(Plotting code records)
========================

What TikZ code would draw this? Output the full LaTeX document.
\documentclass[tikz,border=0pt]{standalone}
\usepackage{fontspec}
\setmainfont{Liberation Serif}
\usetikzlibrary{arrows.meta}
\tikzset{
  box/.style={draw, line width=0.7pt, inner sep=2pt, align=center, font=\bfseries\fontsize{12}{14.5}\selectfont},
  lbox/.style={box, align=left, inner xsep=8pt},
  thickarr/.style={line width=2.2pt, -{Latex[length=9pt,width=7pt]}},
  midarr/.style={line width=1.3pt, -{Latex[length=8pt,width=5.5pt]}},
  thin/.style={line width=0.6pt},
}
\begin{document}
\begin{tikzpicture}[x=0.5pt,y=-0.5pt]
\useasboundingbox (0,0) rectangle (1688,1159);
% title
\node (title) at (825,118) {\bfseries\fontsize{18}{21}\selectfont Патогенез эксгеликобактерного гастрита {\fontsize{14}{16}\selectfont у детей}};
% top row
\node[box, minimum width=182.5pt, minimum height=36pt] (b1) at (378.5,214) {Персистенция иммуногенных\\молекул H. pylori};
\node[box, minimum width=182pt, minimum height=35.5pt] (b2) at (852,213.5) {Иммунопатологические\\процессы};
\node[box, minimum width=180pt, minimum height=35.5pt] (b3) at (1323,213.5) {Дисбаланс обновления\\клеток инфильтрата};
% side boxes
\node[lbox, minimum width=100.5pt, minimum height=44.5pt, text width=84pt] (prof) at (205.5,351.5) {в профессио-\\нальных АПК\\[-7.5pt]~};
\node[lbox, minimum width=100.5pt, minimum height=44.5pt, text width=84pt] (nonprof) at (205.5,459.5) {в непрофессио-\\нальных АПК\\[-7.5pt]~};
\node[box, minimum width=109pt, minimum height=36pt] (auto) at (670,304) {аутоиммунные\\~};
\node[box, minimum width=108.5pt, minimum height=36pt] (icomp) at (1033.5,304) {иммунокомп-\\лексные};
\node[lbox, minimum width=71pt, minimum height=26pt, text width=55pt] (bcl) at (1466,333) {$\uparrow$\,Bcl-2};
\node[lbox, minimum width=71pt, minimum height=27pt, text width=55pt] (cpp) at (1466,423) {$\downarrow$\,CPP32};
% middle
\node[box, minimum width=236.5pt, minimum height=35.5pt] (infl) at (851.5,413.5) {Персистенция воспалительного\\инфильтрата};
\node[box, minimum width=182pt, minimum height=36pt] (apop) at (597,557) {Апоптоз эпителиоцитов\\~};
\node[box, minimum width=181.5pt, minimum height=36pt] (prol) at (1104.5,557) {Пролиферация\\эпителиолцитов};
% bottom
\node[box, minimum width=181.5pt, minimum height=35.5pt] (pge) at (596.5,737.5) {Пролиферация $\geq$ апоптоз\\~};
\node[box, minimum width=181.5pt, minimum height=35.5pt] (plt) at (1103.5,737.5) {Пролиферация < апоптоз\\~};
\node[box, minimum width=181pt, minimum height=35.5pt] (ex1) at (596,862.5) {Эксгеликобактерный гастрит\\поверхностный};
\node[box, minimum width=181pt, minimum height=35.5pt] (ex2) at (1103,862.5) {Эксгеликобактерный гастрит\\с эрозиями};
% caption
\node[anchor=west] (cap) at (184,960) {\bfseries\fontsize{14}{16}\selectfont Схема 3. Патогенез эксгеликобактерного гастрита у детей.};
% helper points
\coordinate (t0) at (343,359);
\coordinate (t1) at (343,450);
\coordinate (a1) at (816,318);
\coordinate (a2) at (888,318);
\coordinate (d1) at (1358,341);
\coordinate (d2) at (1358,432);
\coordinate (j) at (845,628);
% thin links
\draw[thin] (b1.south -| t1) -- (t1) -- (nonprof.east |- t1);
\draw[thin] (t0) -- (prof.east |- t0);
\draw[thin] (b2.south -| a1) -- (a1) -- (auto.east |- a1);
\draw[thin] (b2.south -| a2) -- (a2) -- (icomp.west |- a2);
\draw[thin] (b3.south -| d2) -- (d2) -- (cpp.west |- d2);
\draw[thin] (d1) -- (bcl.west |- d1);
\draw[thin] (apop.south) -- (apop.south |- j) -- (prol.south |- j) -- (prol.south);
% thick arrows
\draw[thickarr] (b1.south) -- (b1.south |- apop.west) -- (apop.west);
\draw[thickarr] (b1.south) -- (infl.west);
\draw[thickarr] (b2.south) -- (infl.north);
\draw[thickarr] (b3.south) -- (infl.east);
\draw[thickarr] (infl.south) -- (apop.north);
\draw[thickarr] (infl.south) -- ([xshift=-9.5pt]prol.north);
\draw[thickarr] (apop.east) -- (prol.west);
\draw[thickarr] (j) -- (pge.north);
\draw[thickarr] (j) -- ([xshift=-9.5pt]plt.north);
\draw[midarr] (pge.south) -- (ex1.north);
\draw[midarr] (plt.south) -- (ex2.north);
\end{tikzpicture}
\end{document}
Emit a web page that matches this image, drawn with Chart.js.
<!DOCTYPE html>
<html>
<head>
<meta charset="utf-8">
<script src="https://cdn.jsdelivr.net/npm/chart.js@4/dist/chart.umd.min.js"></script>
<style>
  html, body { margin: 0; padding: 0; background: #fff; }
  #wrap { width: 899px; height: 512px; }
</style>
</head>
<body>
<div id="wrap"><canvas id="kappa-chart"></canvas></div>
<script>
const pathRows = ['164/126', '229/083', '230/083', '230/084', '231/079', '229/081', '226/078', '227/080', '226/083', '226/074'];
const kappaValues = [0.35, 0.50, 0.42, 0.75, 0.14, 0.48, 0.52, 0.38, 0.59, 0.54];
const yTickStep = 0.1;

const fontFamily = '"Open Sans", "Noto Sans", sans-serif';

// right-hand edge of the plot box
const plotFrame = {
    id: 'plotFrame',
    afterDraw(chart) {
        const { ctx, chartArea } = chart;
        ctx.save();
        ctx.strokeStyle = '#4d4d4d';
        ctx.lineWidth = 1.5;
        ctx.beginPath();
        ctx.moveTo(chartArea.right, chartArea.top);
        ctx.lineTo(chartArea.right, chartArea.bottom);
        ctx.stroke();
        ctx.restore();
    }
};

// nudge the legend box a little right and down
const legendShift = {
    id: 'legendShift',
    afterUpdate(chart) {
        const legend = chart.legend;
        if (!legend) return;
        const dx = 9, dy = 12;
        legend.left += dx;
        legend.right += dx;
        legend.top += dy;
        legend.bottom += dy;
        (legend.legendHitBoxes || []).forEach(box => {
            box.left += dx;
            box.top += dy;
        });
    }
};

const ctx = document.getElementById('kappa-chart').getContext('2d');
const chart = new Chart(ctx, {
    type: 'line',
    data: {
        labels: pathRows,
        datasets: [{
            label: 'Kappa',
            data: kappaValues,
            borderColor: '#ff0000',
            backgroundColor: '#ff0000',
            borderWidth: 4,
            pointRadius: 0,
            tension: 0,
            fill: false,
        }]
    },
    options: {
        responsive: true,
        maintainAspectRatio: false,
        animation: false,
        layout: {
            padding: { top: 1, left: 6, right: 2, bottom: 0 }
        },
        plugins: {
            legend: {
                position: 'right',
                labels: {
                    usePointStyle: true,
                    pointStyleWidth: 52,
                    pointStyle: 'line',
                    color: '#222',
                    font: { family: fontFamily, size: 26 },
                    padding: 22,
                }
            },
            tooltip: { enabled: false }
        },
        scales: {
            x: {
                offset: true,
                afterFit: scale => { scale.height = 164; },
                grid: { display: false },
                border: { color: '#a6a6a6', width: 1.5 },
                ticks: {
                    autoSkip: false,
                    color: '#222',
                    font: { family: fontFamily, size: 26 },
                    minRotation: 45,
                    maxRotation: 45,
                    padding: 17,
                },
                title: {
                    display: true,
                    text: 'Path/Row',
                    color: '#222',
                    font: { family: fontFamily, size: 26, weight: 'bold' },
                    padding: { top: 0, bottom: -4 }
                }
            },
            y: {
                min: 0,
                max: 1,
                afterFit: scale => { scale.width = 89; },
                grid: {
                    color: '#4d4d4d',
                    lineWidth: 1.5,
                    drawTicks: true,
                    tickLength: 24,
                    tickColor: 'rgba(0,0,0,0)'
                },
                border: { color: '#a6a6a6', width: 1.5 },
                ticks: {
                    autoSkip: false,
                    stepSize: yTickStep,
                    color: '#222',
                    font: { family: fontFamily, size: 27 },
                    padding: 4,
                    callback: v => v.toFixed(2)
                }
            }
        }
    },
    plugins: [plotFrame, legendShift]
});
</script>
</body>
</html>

========================

Exercise description ▸
Find the number of lines in which the word "this" occurs, and write nothing but that number.

Finished task ▸
2